The third-place finish left Heinrichs 0 for 2 in world championships after replacing Tony DiCicco, who had resigned after leading the team to the 1999 World Cup title. Fed up with losing and emboldened by disgruntled comments from her fellow veterans, defender Brandi Chastain approached U.S. Soccer Federation president Bob Contiguglia last December at the draw for the 2006 men's World Cup in Frankfurt. According to a source close to the team, she asked that Heinrichs be fired. Contiguglia told her no.
"It's an internal issue," said Contiguglia, who last week confirmed there was a meeting but would not discuss what was said. "Everyone has their feelings. I'm open to anybody and will listen to anybody."
Neither Chastain nor Heinrichs would comment about the meeting last week, so it's hard to measure its effect (including whether it influenced Heinrich's decision to bench Chastain for the first three Olympic matches). Clearly, the failed coup was a rare miscalculation by the players in their history of often acrimonious dealings with the USSF. They are acutely aware of their popularity--Hamm is by far the most recognizable American soccer player, male or female, according to a recent federation survey--and they have shrewdly leveraged that fame over the years, winning concessions from U.S. Soccer on several issues: the right of each player to choose which brand of shoe to wear; per-game salaries that equal those of the men's team; and clearance to stage a lucrative post-World Cup indoor tour in '99 using their own promoter.

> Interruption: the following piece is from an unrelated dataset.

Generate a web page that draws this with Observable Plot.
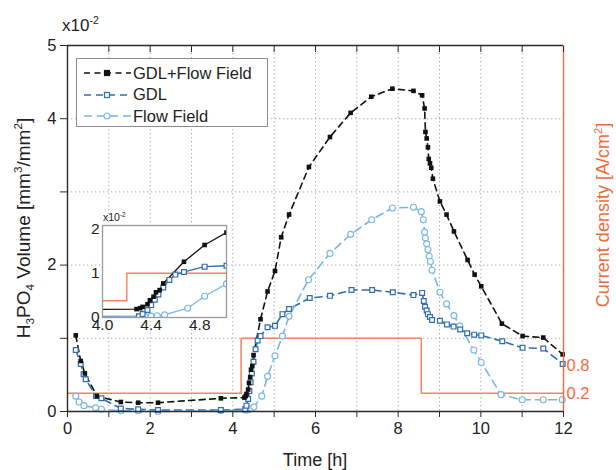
<!DOCTYPE html>
<html><head><meta charset="utf-8">
<script src="https://cdn.jsdelivr.net/npm/d3@7"></script>
<script src="https://cdn.jsdelivr.net/npm/@observablehq/plot@0.6"></script>
<style>
body{margin:0;background:#fff;font-family:"Liberation Sans",Arial,sans-serif}
#wrap{position:relative;width:616px;height:470px;overflow:hidden}
.abs{position:absolute;white-space:nowrap;line-height:1}
sub,sup{font-size:0.62em;line-height:0}
</style></head><body><div id="wrap"></div>
<script>
// ---- data ----
const seriesNames = ["GDL+Flow Field", "GDL", "Flow Field"];
const timeGF = [0.2,0.32,0.42,0.71,1.29,1.71,2.19,3.71,4.28,4.31,4.33,4.37,4.39,4.42,4.44,4.47,4.50,4.67,4.84,5.02,5.17,5.36,5.84,6.35,6.85,7.35,7.86,8.37,8.58,8.64,8.66,8.69,8.72,8.74,8.77,8.80,8.84,9.01,9.17,9.35,9.68,9.85,10.01,10.51,11.01,11.51,11.98];
const volGF  = [1.04,0.69,0.52,0.21,0.13,0.12,0.12,0.18,0.19,0.21,0.24,0.30,0.39,0.47,0.57,0.62,0.77,1.26,1.64,1.92,2.38,2.69,3.34,3.75,4.08,4.30,4.41,4.38,4.32,4.14,3.82,3.73,3.61,3.45,3.39,3.33,3.18,2.87,2.69,2.46,2.07,1.87,1.71,1.20,1.03,1.01,0.78];
const timeGDL = [0.2,0.32,0.39,0.44,0.69,0.82,1.29,1.71,2.19,3.71,4.30,4.33,4.37,4.40,4.43,4.46,4.50,4.55,4.60,4.67,4.84,5.02,5.20,5.36,5.86,6.35,6.87,7.37,7.87,8.37,8.58,8.62,8.65,8.69,8.72,8.77,8.82,9.01,9.18,9.34,9.50,9.67,9.84,10.01,10.52,11.01,11.51,11.98];
const volGDL  = [0.84,0.65,0.51,0.44,0.21,0.18,0.04,0.03,0.02,0.02,0.03,0.08,0.17,0.28,0.40,0.52,0.68,0.85,0.97,1.03,1.15,1.17,1.33,1.40,1.55,1.58,1.66,1.66,1.63,1.59,1.62,1.51,1.43,1.38,1.33,1.29,1.25,1.24,1.19,1.16,1.12,1.07,1.05,1.04,0.96,0.87,0.86,0.65];
const timeFF = [0.2,0.28,0.4,0.68,0.82,1.29,1.71,2.19,3.71,4.30,4.35,4.40,4.45,4.51,4.70,4.84,5.02,5.20,5.36,5.83,6.35,6.85,7.36,7.86,8.37,8.56,8.61,8.64,8.66,8.69,8.72,8.75,8.78,8.82,9.01,9.17,9.35,9.49,9.83,10.01,10.49,11.0,11.51,11.97];
const volFF  = [0.21,0.13,0.08,0.05,0.03,0.01,0.01,0.0,0.01,0.02,0.02,0.03,0.04,0.06,0.21,0.48,0.76,1.03,1.30,1.80,2.16,2.42,2.62,2.78,2.79,2.73,2.62,2.45,2.37,2.29,2.21,2.12,2.05,1.93,1.63,1.47,1.31,1.17,0.84,0.67,0.23,0.16,0.16,0.16];
// current density step (A/cm², read against the right axis)
const stepTime = [0, 4.2, 8.56, 12];
const currentDensity = [0.2, 1.38, 0.2];
// ticks
const xTickHours = [0,1,2,3,4,5,6,7,8,9,10,11,12];
const xLabelHours = [0,2,4,6,8,10,12];
const yTickVals = [0,1,2,3,4,5];
const yLabelVals = [0,2,4,5];
const gridHours = [1,2,3,4,5,6,7,8,9,10,11];
const gridVols = [1,2,3,4];
const rightTicks = [0.2, 0.8];
const insetXTicks = [4.0, 4.4, 4.8];
const insetYTicks = [0, 1, 2];

// ---- styles ----
const FONT = '"Liberation Sans", Arial, sans-serif';
const orange = "#f26a3c";
const stepColor = "#f4845e";
const colors = ["#111111", "#2f6cb3", "#78b6e6"];
const dashes = ["6,4.5", "7,5", "8,5"];

const gf = timeGF.map((t, i) => ({t, v: volGF[i]}));
const gdl = timeGDL.map((t, i) => ({t, v: volGDL[i]}));
const ff = timeFF.map((t, i) => ({t, v: volFF[i]}));
const steps = stepTime.map((t, i) => ({t, c: currentDensity[Math.min(i, currentDensity.length - 1)]}));

// secondary (right) axis: current density -> left-axis units
const toLeft = d3.scaleLinear().domain([0.2, 0.8]).range([0.249, 0.632]);
// inset secondary scale (unlabelled in the original)
const toInset = d3.scaleLinear().domain([0.2, 1.38]).range([0.38, 1.0]);

function seriesMarks(solid, clip) {
  const sets = [gf, gdl, ff];
  const out = [];
  sets.forEach((data, k) => {
    out.push(Plot.line(data, {x: "t", y: "v", stroke: colors[k], strokeWidth: solid ? 1.3 : 1.6,
      strokeDasharray: solid ? null : dashes[k], clip}));
  });
  out.push(Plot.dot(ff, {x: "t", y: "v", symbol: "circle", r: 3, fill: "white", stroke: colors[2], strokeWidth: 1.1, clip}));
  out.push(Plot.dot(gdl, {x: "t", y: "v", symbol: "square", r: 2.7, fill: "white", stroke: colors[1], strokeWidth: 1.2, clip}));
  out.push(Plot.dot(gf, {x: "t", y: "v", symbol: "square", r: 2.6, fill: colors[0], stroke: "none", clip}));
  return out;
}

const wrap = document.getElementById("wrap");

const main = Plot.plot({
  width: 616, height: 470,
  marginLeft: 67, marginRight: 53, marginTop: 45, marginBottom: 59,
  x: {domain: [0, 12]},
  y: {domain: [0, 5]},
  style: {fontFamily: FONT, background: "white", overflow: "visible"},
  marks: [
    Plot.ruleX(gridHours, {stroke: "#a8a8a8", strokeWidth: 1, strokeDasharray: "1.3,2.7"}),
    Plot.ruleY(gridVols, {stroke: "#a8a8a8", strokeWidth: 1, strokeDasharray: "1.3,2.7"}),
    Plot.line(steps, {x: "t", y: d => toLeft(d.c), curve: "step-after", stroke: stepColor, strokeWidth: 1.5}),
    ...seriesMarks(false, false),
    Plot.ruleY([0, 5], {stroke: "#2a2a2a", strokeWidth: 1.4}),
    Plot.ruleX([0], {stroke: "#2a2a2a", strokeWidth: 1.4}),
    Plot.ruleX([12], {stroke: orange, strokeWidth: 1.4}),
    Plot.axisX(xTickHours, {anchor: "bottom", label: null, tickSize: 6, tickPadding: 5, fontSize: 16.5, fill: "#222", stroke: "#2a2a2a",
      tickFormat: d => xLabelHours.includes(d) ? String(d) : ""}),
    Plot.axisX(xTickHours, {anchor: "top", label: null, tickSize: 6, dy: 6, tickFormat: () => "", stroke: "#2a2a2a"}),
    Plot.axisY(yTickVals, {anchor: "left", label: null, tickSize: 7, tickPadding: 4, fontSize: 16.5, fill: "#222", stroke: "#2a2a2a",
      tickFormat: d => yLabelVals.includes(d) ? String(d) : ""}),
    Plot.axisY(rightTicks.map(toLeft), {anchor: "right", label: null, tickSize: 0, tickPadding: 3, fontSize: 16.5, fill: orange,
      tickFormat: d => d3.format(".1f")(toLeft.invert(d))})
  ]
});
wrap.appendChild(main);

// inset
const inset = Plot.plot({
  width: 148, height: 124,
  marginLeft: 20, marginRight: 4, marginTop: 12, marginBottom: 20,
  x: {domain: [4.0, 5.02]},
  y: {domain: [0, 2.08]},
  style: {fontFamily: FONT, background: "transparent", overflow: "visible"},
  marks: [
    Plot.frame({fill: "white", stroke: "none"}),
    Plot.line(steps, {x: "t", y: d => toInset(d.c), curve: "step-after", stroke: stepColor, strokeWidth: 1.4, clip: true}),
    ...seriesMarks(true, true),
    Plot.frame({stroke: "#9a9a9a", strokeWidth: 1.3}),
    Plot.axisX(insetXTicks, {anchor: "bottom", label: null, tickSize: 0, tickPadding: 1, fontSize: 15.5, fill: "#222", tickFormat: d3.format(".1f")}),
    Plot.axisY(insetYTicks, {anchor: "left", label: null, tickSize: 0, tickPadding: 3, fontSize: 15.5, fill: "#222"})
  ]
});
inset.style.position = "absolute";
inset.style.left = "82px";
inset.style.top = "213px";
wrap.appendChild(inset);

function addText(html, css) {
  const d = document.createElement("div");
  d.className = "abs";
  d.innerHTML = html;
  Object.assign(d.style, css);
  wrap.appendChild(d);
  return d;
}
addText("x10<sup>-2</sup>", {left: "62px", top: "17px", fontSize: "17px", color: "#222"});
addText("x10<sup>-2</sup>", {left: "103px", top: "212px", fontSize: "10.5px", color: "#222"});
addText("H<sub>3</sub>PO<sub>4</sub> Volume [mm<sup>3</sup>/mm<sup>2</sup>]",
  {left: "23px", top: "228px", fontSize: "19px", color: "#222", transform: "translate(-50%,-50%) rotate(-90deg)"});
addText("Current density [A/cm<sup>2</sup>]",
  {left: "603px", top: "215px", fontSize: "18px", color: orange, transform: "translate(-50%,-50%) rotate(-90deg)"});
addText("Time [h]", {left: "315px", top: "460px", fontSize: "18px", color: "#222", transform: "translate(-50%,-50%)"});

// legend
const legend = document.createElement("div");
Object.assign(legend.style, {position: "absolute", left: "76px", top: "58px", width: "190px", height: "67px",
  border: "1.3px solid #8c8c8c", background: "white"});
wrap.appendChild(legend);
seriesNames.forEach((name, k) => {
  const cy = 14 + k * 21.5;
  const ns = "http://www.w3.org/2000/svg";
  const svg = document.createElementNS(ns, "svg");
  svg.setAttribute("width", 50); svg.setAttribute("height", 14);
  Object.assign(svg.style, {position: "absolute", left: "6px", top: (cy - 7) + "px"});
  const ln = document.createElementNS(ns, "line");
  ln.setAttribute("x1", 1); ln.setAttribute("x2", 48); ln.setAttribute("y1", 7); ln.setAttribute("y2", 7);
  ln.setAttribute("stroke", colors[k]); ln.setAttribute("stroke-width", 1.6); ln.setAttribute("stroke-dasharray", dashes[k]);
  svg.appendChild(ln);
  let m;
  if (k === 2) {
    m = document.createElementNS(ns, "circle");
    m.setAttribute("cx", 24); m.setAttribute("cy", 7); m.setAttribute("r", 3);
  } else {
    m = document.createElementNS(ns, "rect");
    m.setAttribute("x", 21.5); m.setAttribute("y", 4.5); m.setAttribute("width", 5); m.setAttribute("height", 5);
  }
  m.setAttribute("fill", k === 0 ? colors[0] : "white");
  m.setAttribute("stroke", colors[k]); m.setAttribute("stroke-width", 1.2);
  svg.appendChild(m);
  legend.appendChild(svg);
  const t = document.createElement("div");
  t.className = "abs";
  t.textContent = name;
  Object.assign(t.style, {left: "56px", top: (cy - 8.5) + "px", fontSize: "16.5px", color: "#222"});
  legend.appendChild(t);
});
</script>
</body></html>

Yet Contiguglia, a mild-mannered Denver kidney specialist known in soccer circles as Dr. Bob, has proved far less malleable than observers expected when he replaced the flamboyant Alan Rothenberg in 1998. Two months after taking over, Contiguglia selected Bruce Arena as the U.S. men's coach over the wishes of Rothenberg, who had favored hiring a foreign coach. Buoyed by the success of that decision--Arena's team reached the World Cup 2002 quarterfinals, the best U.S. performance since 1930--Contiguglia has stood fast on Heinrichs, her results in major tournaments be damned.
"To say we lost the World Cup because of the coach is ridiculous," says Contiguglia, citing the retirement of star Michelle Akers in 2000, the rise of women's soccer in other countries and the challenge of mixing young prospects with aging veterans. "People have to have realistic expectations. My job is to weigh the perception and the reality of the whole program, and April has done a tremendous job. As our technical director she has built the [U.S. youth] teams into powerhouses, so our future is incredibly bright. And I can tell you the national team is better today than ever before: tactically, technically and fitness-wise."
Monday's rematch against Germany provided the perfect opportunity to prove Contiguglia right while exacting sweet revenge. "It's like you've got another chance, another life almost," Foudy said before the game. She also believed that the players were more united than ever, not least because the five veterans from the '91 team--Hamm, 32; Foudy, 33; Chastain, 36; Fawcett, 36; and Kristine Lilly, 33--were competing in their last major tournament together.
No player seemed more cognizant of that than Hamm, who repeatedly knifed through the German defenders and cut toward the goal--which was how she set up O'Reilly's 99th-minute score from six yards out. Before the match Hamm had watched clips of last year's World Cup loss and decided that, well, Barry Bonds needed to swing for the fences. "I wasn't as aggressive as I should have been [last year]," she said. "If it's an organized back line, the way you beat it is to try and tear it apart."
Tear it apart. It was a merciless sentiment from women's soccer's most merciless goal scorer, suddenly back at the top of her game.